Workplace safety has been a continuous evolution over the last 200+ years, and we couldn’t have continued improving without those who have dedicated themselves to focusing on higher safety standards, better working conditions, and safer work practices. 

First passed by the United States Senate in 2007, this year marks the 15th year this annual recognition has been designated, and Safety Resources, Inc. hopes to continue spreading the word to recognize the contribution Safety Professionals make every day to ensure the safety of workers and workplaces.  To encourage future safety advancements and responsibilities, we must first understand how others’ past sacrifices paved the way for the safety and health movement in the present.

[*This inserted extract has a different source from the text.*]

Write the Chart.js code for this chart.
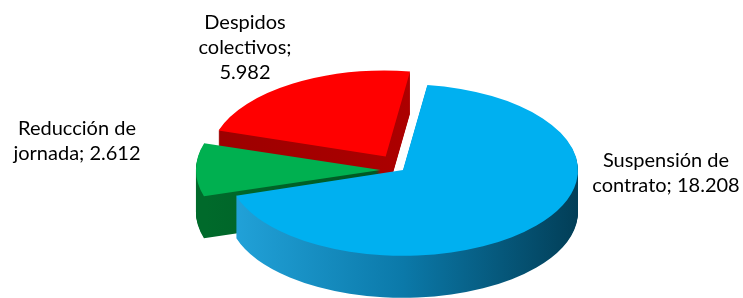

In the 1870’s, the railroad industry was very dangerous, often leading to boiler explosions, train wrecks, unsupportive rail bridges, and poor braking systems.  Consequently, by the late 1800’s, standardized equipment and air brakes were mandated on both passenger trains as well as freight trains, leading to a significant decrease in catastrophic injuries and fatalities. 

In late 1907, at least 362 miners were killed by an explosion at two connected coal mines in Monongah, West Virginia -the worst mining disaster in U.S. history.  As a result, Congress created the U.S. Bureau of Mines within the Interior Department three years later.

On November 28th, 1942, Boston's packed Coconut Grove nightclub burned after a patron accidentally ignited artificial palm fronds in a downstairs lounge.  Many exit doors were sealed or swung inward, and the main entrance was a revolving glass door.  With 492 deaths, Coconut Grove was the deadliest nightclub fire in U.S. history and the cause of major changes in fire codes and laws, including emergency lighting and occupant capacity placards in nightclubs and other meeting places.

December 29th, 1970, the OSH Act was signed by President Richard Nixon, establishing OSHA, NIOSH, and the Occupational Safety and Health Review Commission. Then, in late April 1971, OSHA adopted its first regulatory standards through a one-time-only, streamlined process supported by U.S. Congress.  

From the Industrial Revolution to the Digital Age, we’ve collectively learned how to make workplaces safer by evaluating all we have learned from our past and dedicating our future to bring workers home safely every single day. 

On the first Wednesday of May, we salute our fellow Safety and Health Professionals, and we work to raise awareness of this occupation, and focus on the dedication of thought leaders who have chosen this career path to provide all workers a safer workplace.  We thank the outstanding men and women who have committed themselves to protect people, property, and the environment. 

Happy National Safety Professionals’ Day - We are fortunate to be amongst such incredible heroes.